The buses also run from each stop every 6 minutes Monday-Saturday, and every 10 minutes on a Sunday, so I'm very rarely waiting for long to jump on the next bus.
Because we've been using public transport daily for almost a year, it's also become entirely normal for Seb too. Not only is he proud to be earning "green points" for his class at school every week, but he is also brilliantly behaved on buses and trains. He doesn't require distractions like phones or computers, it's just a normal journey to him, and people are forever commenting on how good he is - usually just looking out of the window, reading a book, or cajoling me in to a game of "I Spy With My Little Eye!"
I thought as it's been Walk To School Week this week I'd share a couple of snaps from our school run taken this school week (Seb stayed at his Dad's last night so I've only been school-running Monday-Thursday)!
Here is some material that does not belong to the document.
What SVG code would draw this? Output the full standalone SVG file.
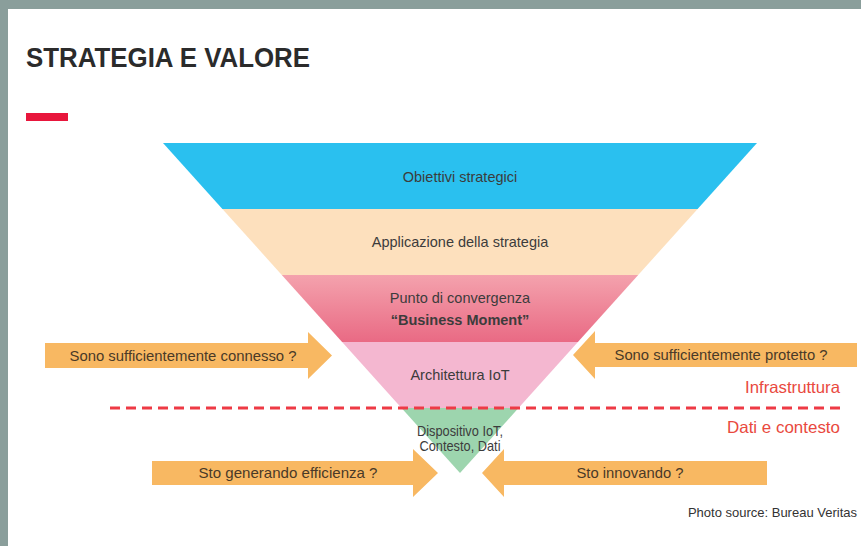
<svg xmlns="http://www.w3.org/2000/svg" width="861" height="546" viewBox="0 0 861 546">
  <defs>
    <linearGradient id="gPink" x1="0" y1="0" x2="0" y2="1">
      <stop offset="0" stop-color="#f4a2ad"/>
      <stop offset="1" stop-color="#e96a84"/>
    </linearGradient>
    <style>
      .lbl { font-family: "Liberation Sans", Arial, sans-serif; font-size: 14.5px; fill: #3c3c3c; text-anchor: middle; }
      .arrow { fill: #f8b862; }
      .arrtxt { font-family: "Liberation Sans", Arial, sans-serif; font-size: 14.5px; fill: #4a3a28; text-anchor: middle; }
      .zone { font-family: "Liberation Sans", Arial, sans-serif; font-size: 16.5px; fill: #e9493e; text-anchor: end; }
    </style>
  </defs>
  <rect x="0" y="0" width="861" height="546" fill="#ffffff"/>
  <rect x="0" y="0" width="861" height="9" fill="#8a9e9b"/>
  <rect x="0" y="0" width="8" height="546" fill="#8a9e9b"/>

  <text x="26" y="67" font-family="Liberation Sans, Arial, sans-serif" font-weight="bold" font-size="27" fill="#2b2b2b" textLength="284" lengthAdjust="spacingAndGlyphs">STRATEGIA E VALORE</text>
  <rect x="26" y="113" width="42" height="8" fill="#e8163c"/>

  <g id="funnel">
    <g id="n-obiettivi">
      <polygon points="163,143 757,143 697.6,209 222.4,209" fill="#2ac0ef"/>
      <text class="lbl" x="460" y="182">Obiettivi strategici</text>
    </g>
    <g id="n-applicazione">
      <polygon points="222.4,209 697.6,209 638.2,275 281.8,275" fill="#fde0bd"/>
      <text class="lbl" x="460" y="247">Applicazione della strategia</text>
    </g>
    <g id="n-punto">
      <polygon points="281.8,275 638.2,275 577.9,342 342.1,342" fill="url(#gPink)"/>
      <text class="lbl" x="460" y="303">Punto di convergenza</text>
      <text class="lbl" x="460" y="325" font-weight="bold">“Business Moment”</text>
    </g>
    <g id="n-architettura">
      <polygon points="342.1,342 577.9,342 518.5,408 401.5,408" fill="#f4b7d0"/>
      <text class="lbl" x="460" y="380">Architettura IoT</text>
    </g>
    <g id="n-dispositivo">
      <polygon points="401.5,408 518.5,408 460,473" fill="#9dd5ae"/>
      <text class="lbl" x="460" y="436" font-size="12.5" textLength="86" lengthAdjust="spacingAndGlyphs">Dispositivo IoT,</text>
      <text class="lbl" x="460" y="451" font-size="12.5" textLength="81" lengthAdjust="spacingAndGlyphs">Contesto, Dati</text>
    </g>
  </g>

  <g id="connectors">
    <line x1="110" y1="408" x2="845" y2="408" stroke="#ee3a45" stroke-width="3" stroke-dasharray="10 6"/>
  </g>

  <g id="a-connesso">
    <path class="arrow" d="M45,343 H308 V332 L332,355.5 L308,379 V368 H45 Z"/>
    <text class="arrtxt" x="183" y="360.5" textLength="227" lengthAdjust="spacingAndGlyphs">Sono sufficientemente connesso ?</text>
  </g>
  <g id="a-protetto">
    <path class="arrow" d="M857,343 H595 V331 L573,355 L595,379 V367 H857 Z"/>
    <text class="arrtxt" x="721" y="360" textLength="213" lengthAdjust="spacingAndGlyphs">Sono sufficientemente protetto ?</text>
  </g>
  <g id="a-efficienza">
    <path class="arrow" d="M152,461 H413 V449 L438,473 L413,497 V485 H152 Z"/>
    <text class="arrtxt" x="288" y="478" textLength="179" lengthAdjust="spacingAndGlyphs">Sto generando efficienza ?</text>
  </g>
  <g id="a-innovando">
    <path class="arrow" d="M767,461 H504 V449 L482,473 L504,497 V485 H767 Z"/>
    <text class="arrtxt" x="630" y="478" textLength="107" lengthAdjust="spacingAndGlyphs">Sto innovando ?</text>
  </g>

  <text class="zone" x="840" y="393" textLength="95" lengthAdjust="spacingAndGlyphs">Infrastruttura</text>
  <text class="zone" x="840" y="433" textLength="113" lengthAdjust="spacingAndGlyphs">Dati e contesto</text>

  <text x="857" y="517" font-family="Liberation Sans, Arial, sans-serif" font-size="13" fill="#333333" text-anchor="end">Photo source: Bureau Veritas</text>
</svg>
These are all phone-pictures that have just been snapped as usual as opposed to taken for blogging purposes, but I thought it would be nice to share something everyday!

Seb insisted I take, and keep, this photo of a digger on our walk to school!

Seb took this photograph of some moths mating... I will probably forget that it's on my phone for some time only to be very confused by it a few months down the line! Anyway, wishing the happy couple all the best and many moth babies etc.

And a selfie taken on the bus yesterday morning!